Monday, July 12, 2004

On Matters Regarding the State of the Union

An introductory note: this was written in Borders this afternoon after seeing Fahrenheit 9/11. My plan was to see Spider-Man, then Fahrenheit if I felt like another movie. I was running late (surprise) and missed the start of Spider-Man, and Fahrenheit was starting soon after I got there, so....


Back to the Future III was on TBS the other day, and while cleaning the house, I caught the last half an hour or so. I joined in right before Doc takes his one shot of Whiskey and passes out on the bar room floor. May favorite line from the movie comes later in the scene: "Let's make some wake-up juice." (Side-note: I did a Google search on the line, because I'm a geek, and only found one hit for the line. That's kind of sad [in more ways than one].) Anyways, the "juice" does the trick, and Doc sobers up.

Confession: I'm a wuss, and I've never been drunk. For the most part, I don't even like alcohol. Red wine tastes a bit like vinegar poured through dirty socks, and white wine doesn't fare much better. Beer smells like urine, and tastes like armpit sweat. These are just my opinions, so you don't have to agree. So even though I've never been drunk, today I learned what it feels like to sober up. Just about fifteen minutes ago, I got done watching Fahrenheit 9/11, Michael Moore's documentary about September 11, homeland security, and the war on terror in Afghanistan, Iraq, and abroad. And all I can say at this point is that it was, if nothing else, sobering.

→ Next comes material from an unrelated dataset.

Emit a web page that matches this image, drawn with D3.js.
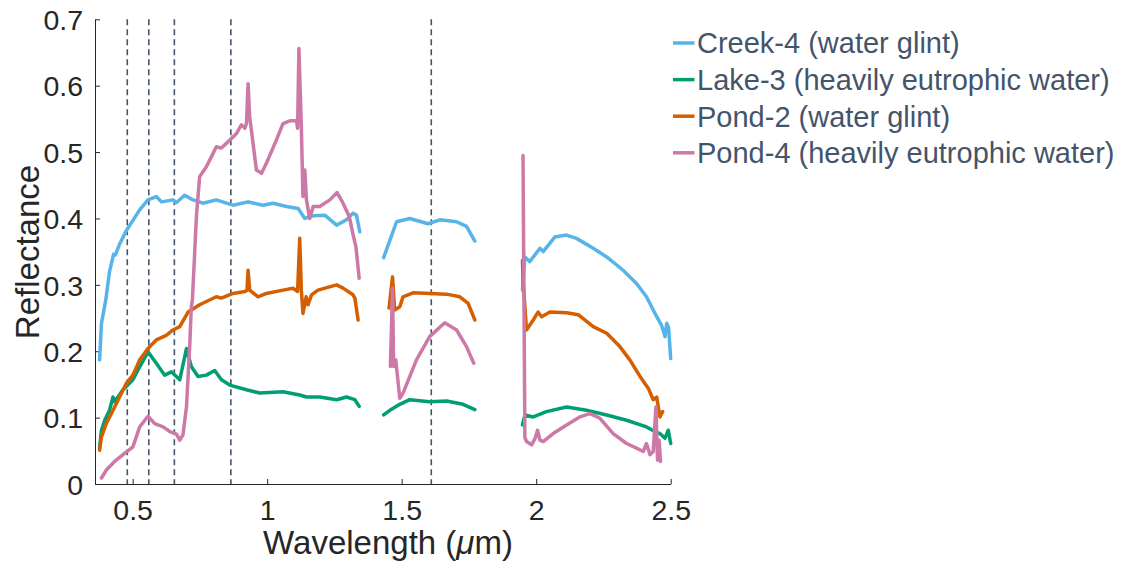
<!DOCTYPE html>
<html>
<head>
<meta charset="utf-8">
<script src="https://cdn.jsdelivr.net/npm/d3@7"></script>
<style>
  body { margin: 0; background: #fff; }
  text { font-family: "Liberation Sans", Arial, sans-serif; }
</style>
</head>
<body>
<svg id="chart" width="1124" height="573"></svg>
<script>
// spectra, [wavelength um, reflectance], null = gap (water absorption bands)
var creek4 = [
  [0.377,0.187],[0.384,0.242],[0.400,0.277],[0.414,0.320],[0.422,0.334],[0.429,0.346],[0.436,0.345],[0.452,0.362],
  [0.477,0.382],[0.526,0.413],[0.557,0.428],[0.588,0.433],[0.607,0.425],[0.650,0.428],[0.663,0.424],
  [0.693,0.435],[0.724,0.428],[0.761,0.423],[0.811,0.428],[0.873,0.420],[0.929,0.425],[0.985,0.420],
  [1.022,0.423],[1.072,0.418],[1.115,0.415],[1.140,0.400],[1.171,0.404],[1.214,0.405],[1.258,0.390],
  [1.295,0.398],[1.319,0.408],[1.332,0.405],[1.344,0.380],
  null,
  [1.433,0.341],[1.456,0.367],[1.481,0.395],[1.530,0.400],[1.598,0.392],[1.642,0.398],[1.704,0.395],
  [1.741,0.388],[1.772,0.366],
  null,
  [1.949,0.292],[1.958,0.342],[1.976,0.335],[2.014,0.355],[2.026,0.350],[2.069,0.372],[2.113,0.375],
  [2.150,0.370],[2.212,0.355],[2.262,0.342],[2.323,0.322],[2.373,0.302],[2.410,0.282],[2.448,0.252],
  [2.466,0.239],[2.479,0.222],[2.485,0.242],[2.492,0.236],[2.500,0.189]
];

var lake3 = [
  [0.377,0.054],[0.384,0.081],[0.396,0.096],[0.414,0.111],[0.427,0.131],[0.433,0.124],[0.464,0.142],
  [0.501,0.157],[0.520,0.172],[0.557,0.199],[0.588,0.182],[0.619,0.164],[0.644,0.169],[0.675,0.157],
  [0.700,0.204],[0.718,0.177],[0.743,0.162],[0.774,0.164],[0.805,0.171],[0.830,0.157],[0.861,0.149],
  [0.923,0.142],[0.972,0.137],[1.059,0.139],[1.121,0.134],[1.146,0.131],[1.195,0.131],[1.258,0.127],
  [1.295,0.131],[1.326,0.127],[1.342,0.117],
  null,
  [1.433,0.104],[1.456,0.111],[1.493,0.120],[1.530,0.127],[1.604,0.124],[1.667,0.125],[1.728,0.120],
  [1.772,0.112],
  null,
  [1.949,0.089],[1.958,0.104],[1.989,0.101],[2.038,0.109],[2.113,0.116],[2.187,0.111],[2.262,0.104],
  [2.336,0.096],[2.410,0.086],[2.441,0.079],[2.460,0.076],[2.479,0.069],[2.491,0.081],[2.500,0.061]
];

var pond2 = [
  [0.377,0.051],[0.384,0.071],[0.402,0.091],[0.433,0.116],[0.477,0.152],[0.501,0.164],[0.526,0.187],
  [0.557,0.204],[0.588,0.217],[0.625,0.224],[0.650,0.232],[0.675,0.237],[0.706,0.259],[0.749,0.270],
  [0.811,0.282],[0.830,0.280],[0.873,0.287],[0.917,0.290],[0.925,0.292],[0.929,0.322],[0.935,0.292],
  [0.966,0.282],[0.997,0.287],[1.059,0.292],[1.096,0.295],[1.113,0.290],[1.121,0.370],[1.127,0.292],
  [1.133,0.257],[1.145,0.282],[1.152,0.270],[1.165,0.285],[1.189,0.292],[1.258,0.300],[1.282,0.295],
  [1.319,0.285],[1.326,0.280],[1.338,0.247],
  null,
  [1.453,0.265],[1.466,0.312],[1.474,0.262],[1.493,0.267],[1.505,0.282],[1.542,0.288],[1.604,0.287],
  [1.667,0.286],[1.716,0.282],[1.747,0.272],[1.772,0.247],
  null,
  [1.949,0.337],[1.951,0.307],[1.964,0.232],[1.989,0.247],[2.007,0.259],[2.020,0.252],[2.051,0.259],
  [2.113,0.258],[2.156,0.255],[2.212,0.237],[2.262,0.227],[2.311,0.207],[2.348,0.187],[2.386,0.162],
  [2.417,0.144],[2.435,0.127],[2.448,0.131],[2.460,0.101],[2.470,0.109]
];

var pond4 = [
  [0.384,0.009],[0.402,0.021],[0.433,0.034],[0.470,0.046],[0.501,0.056],[0.526,0.086],[0.557,0.102],
  [0.582,0.091],[0.613,0.086],[0.638,0.079],[0.663,0.075],[0.675,0.066],[0.687,0.074],[0.700,0.116],
  [0.712,0.207],[0.718,0.267],[0.722,0.277],[0.737,0.403],[0.749,0.463],[0.774,0.478],[0.799,0.498],
  [0.811,0.508],[0.830,0.506],[0.861,0.518],[0.886,0.528],[0.904,0.541],[0.917,0.536],[0.923,0.543],
  [0.929,0.603],[0.935,0.553],[0.960,0.473],[0.979,0.468],[0.997,0.483],[1.034,0.518],[1.059,0.543],
  [1.084,0.547],[1.109,0.547],[1.113,0.536],[1.118,0.656],[1.127,0.538],[1.133,0.433],[1.140,0.473],
  [1.146,0.428],[1.158,0.400],[1.171,0.418],[1.195,0.418],[1.233,0.428],[1.260,0.439],[1.282,0.423],
  [1.305,0.403],[1.318,0.378],[1.330,0.357],[1.342,0.310],
  null,
  [1.458,0.177],[1.466,0.295],[1.470,0.177],[1.478,0.187],[1.493,0.129],[1.505,0.137],[1.555,0.187],
  [1.604,0.222],[1.660,0.243],[1.704,0.232],[1.741,0.207],[1.768,0.182],
  null,
  [1.951,0.495],[1.958,0.070],[1.964,0.064],[1.983,0.059],[1.996,0.069],[2.005,0.081],[2.014,0.066],
  [2.026,0.064],[2.063,0.076],[2.113,0.089],[2.162,0.101],[2.200,0.106],[2.237,0.099],[2.286,0.076],
  [2.336,0.061],[2.373,0.054],[2.398,0.049],[2.410,0.061],[2.423,0.044],[2.435,0.049],[2.445,0.116],
  [2.451,0.036],[2.457,0.066],[2.462,0.034]
];

var seriesNames = ["Creek-4 (water glint)", "Lake-3 (heavily eutrophic water)",
                   "Pond-2 (water glint)", "Pond-4 (heavily eutrophic water)"];
var seriesColors = ["#56B4E9", "#009E73", "#D55E00", "#CC79A7"];
var bandLines = [0.48, 0.56, 0.655, 0.865, 1.61];
var xTicks = [0.5, 1, 1.5, 2, 2.5];
var yTicks = [0, 0.1, 0.2, 0.3, 0.4, 0.5, 0.6, 0.7];

var svg = d3.select("#chart");

//plot box (window.top is taken, so m-prefixed names)
var mLeft = 95, mRight = 670.7, mTop = 19.3, mBottom = 484;

var x = d3.scaleLinear().domain([0.36, 2.5]).range([mLeft, mRight]);
var y = d3.scaleLinear().domain([0, 0.7]).range([mBottom, mTop]);

//dashed band markers
svg.append("g").selectAll("line")
    .data(bandLines)
    .enter().append("line")
    .attr("x1", d => x(d)).attr("x2", d => x(d))
    .attr("y1", y(0.7)).attr("y2", y(0))
    .attr("stroke", "#44546A")
    .attr("stroke-width", 1.6)
    .attr("stroke-dasharray", "6,4");

//axes, MATLAB style ticks pointing inward
var xAxis = svg.append("g")
    .attr("transform", "translate(0," + mBottom + ")")
    .call(d3.axisBottom(x).tickValues(xTicks).tickSizeInner(-5).tickSizeOuter(0).tickPadding(16)
          .tickFormat(d => String(d)));
var yAxis = svg.append("g")
    .attr("transform", "translate(" + mLeft + ",0)")
    .call(d3.axisLeft(y).tickValues(yTicks).tickSizeInner(-5).tickSizeOuter(0).tickPadding(12)
          .tickFormat(d => String(d)));

[xAxis, yAxis].forEach(function(a) {
    a.select(".domain").attr("stroke", "#262626").attr("stroke-width", 1);
    a.selectAll(".tick line").attr("stroke", "#262626");
    a.selectAll(".tick text")
        .attr("fill", "#262626")
        .attr("font-family", "Liberation Sans, Arial, sans-serif")
        .attr("font-size", 28.5);
});
yAxis.selectAll(".tick text").attr("dy", "0.36em");

//spectra
var line = d3.line()
    .defined(d => d !== null)
    .x(d => x(d[0]))
    .y(d => y(d[1]));

var allSeries = [creek4, lake3, pond2, pond4];

svg.append("g").selectAll("path")
    .data(allSeries)
    .enter().append("path")
    .attr("d", line)
    .attr("fill", "none")
    .attr("stroke", (d, i) => seriesColors[i])
    .attr("stroke-width", 3.5)
    .attr("stroke-linejoin", "round")
    .attr("stroke-linecap", "round");

//axis labels
var xLabel = svg.append("text")
    .attr("x", 388)
    .attr("y", 554)
    .attr("text-anchor", "middle")
    .attr("fill", "#262626")
    .attr("font-size", 33);
xLabel.append("tspan").text("Wavelength (");
xLabel.append("tspan").attr("font-style", "italic").text("μ");
xLabel.append("tspan").text("m)");

svg.append("text")
    .attr("transform", "translate(39,252) rotate(-90)")
    .attr("text-anchor", "middle")
    .attr("fill", "#262626")
    .attr("font-size", 33)
    .text("Reflectance");

//legend
var legend = svg.append("g").attr("transform", "translate(673,43)");
var rows = legend.selectAll("g")
    .data(seriesNames)
    .enter().append("g")
    .attr("transform", (d, i) => "translate(0," + (i * 36.6) + ")");
rows.append("line")
    .attr("x1", 0).attr("x2", 21.5)
    .attr("y1", 0).attr("y2", 0)
    .attr("stroke", (d, i) => seriesColors[i])
    .attr("stroke-width", 3.5);
rows.append("text")
    .attr("x", 24)
    .attr("y", 0)
    .attr("dy", "0.36em")
    .attr("fill", "#44546A")
    .attr("font-size", 29)
    .text(d => d);
</script>
</body>
</html>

Let's get the BS out of the way upfront. Moore's documentary is not journalism (it barely even pretends to be objective). It's incredibly biased, narrated by the author, rather than a detached, observant third party; and Moore leans heavily on emotional pathos rather than argumentative, persuasive fact telling in order to make his case. His documentary's are more left-leaning propaganda than reasoned, articulate accounts of the state of affairs in Flint, Columbine, Iraq, or wherever else he might be shooting. They have to be consumed with discernment and judged only after a thorough examination of the facts in question. But damn if this guy isn't persuasive.

I don't want to talk too much about the content of the documentary. Just to say that Fahrenheit 9/11 has high points and low points, moments where I wanted to yell obscenities at Moore for distorting facts, and moments where I almost stood up and shouted, "Amen!" If anything, this film has gumption. It also has courage, and it intentions are pure. If it screws things up, it s because its director is just another messed up human. Moore might be totally off base at times, and he might beat certain things to death that should never have been beaten in the first place. But it cannot be said that Moore is not passionate, and it cannot be argued the he is not righteous in his cause. Because, completely factual or not, his cause is righteous. Fahrenheit 9/11 is about many things, but its mostly about patriotism. Maybe not my brand of patriotism, and maybe not yours, but it is about patriotism nonetheless.

If you have friends or relatives in the armed services, whether in Iraq or anywhere else around the world, please go see this film. If you care about the world community's view of Western Christianity, as our soldiers (whether Christian or not) represent the American Church to countries who have little or no contact with modern conservative evangelicalism, please, go see this film. If you plan to cast a vote, ever again, at any point in the rest of your life, for any publicly held position of government authority, please, here is where I beg, please go see this film. You don't have to agree with Moore; you can even hate and taunt him with belittling names, drawing malicious little doodles on his face in print adds, mocking his every word. But you at least have to hear what he has to say before you can begin to criticize. Because what he has to say is sobering, and it is just.

I could be writing about Back to the Future III right now, because, to be honest, I really love it. It takes me back to 4th grade, when things were simpler because Iraq was invading other countries for oil, and Don Mattingly was the greatest baseball player God had ever breathed into existence. But I can't just write about the exploits of Doc Brown and Marty McFly, because it wouldn't be just. We've got to talk about what's important sometimes, and we've got to figure out what's best for our nation, simply put because we're called to: "And what does the LORD require of you, but to do justice, and to love kindly, and to walk humbly with your God?" -- "Remind them to be submissive to rulers and authorities, to be obedient, to be ready for every good work." That last verse from Titus is especially poignant, because things have changed since Paul's day. The People are the rulers now, and the public servants we elect answer to us. We're the boss, and it's up to us to exercise an informed opinion. And if our servants in public office fail to submit to the will of the People, it's up to the People to set things straight. It's what we're called to.